Teachers on strike could face "disciplinary measures"
Education Minister Srdjan Verbic has said that those teachers who did not hold classes on Monday will not receive pay for that day.Source: B92, Beta
He also told TV Pink that headmasters could also start disciplinary action against the strikers "if there has been a more serious violation of the work process."
He stressed that education sector trade unions' announcements that students will not be given final grades at the upcoming end of the semester "remain empty threats," adding he "does not want to believe that will happen."
"I hope the strike in schools is over and that they will continue to work in line with the law. But what happened yesterday cannot pass without consequences," he said after about 300 out of Serbia's 1,768 schools decided not to hold classes on Monday.
Verbic said he "could not understand the unions' moves," stressing that "the solution for the education sector was pay grades, but that won't be achieved by striking."
The minister added that a new collective agreement will be drafted by mid-January when the old one expires.
Some 1,000 education sector workers gathered for a protest in Belgrade on Monday, saying that the response to the call to go on strike was poor in the capital but that some 300 schools in Cacak, Kraljevo, Krusevac, Nis, Zrenjanin and other towns joined.

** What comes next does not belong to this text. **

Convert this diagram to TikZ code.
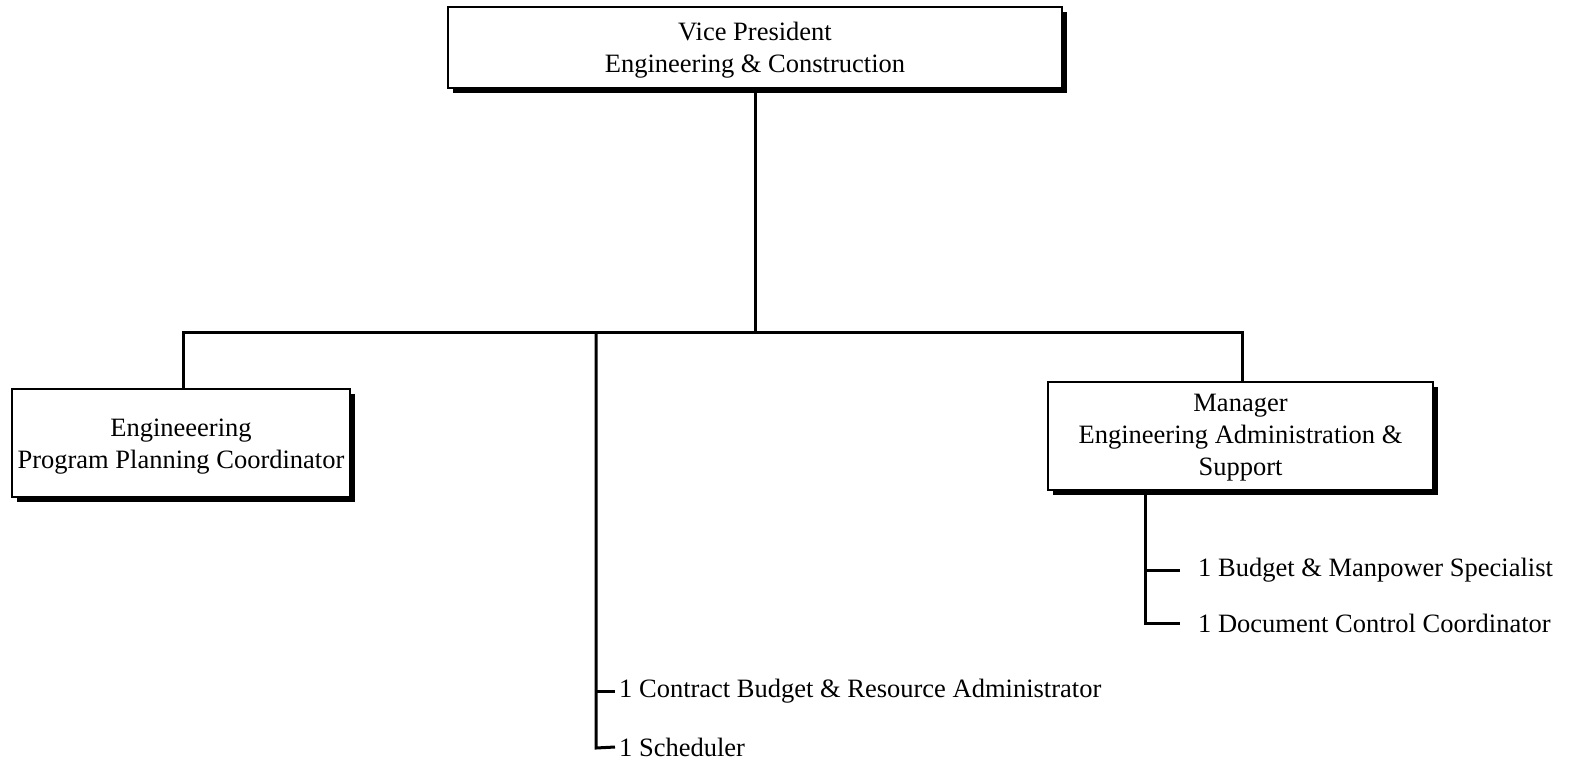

Slobodan Brajkovic, president of the Trade Union of Education Workers of Serbia, addressed the protest to say they were demanding compensation in 2015 for their wage deductions, immediate signing of special collective agreements and the drafting of a law on the basics of the education system.
They announced a new protest for January 26.
Previously, it was reported that the striking teachers demand to be exempt from pay cuts in the public sector and want establishment of pay grades. Since November 17, those on strike have been cutting classes from 45 to 30 minutes.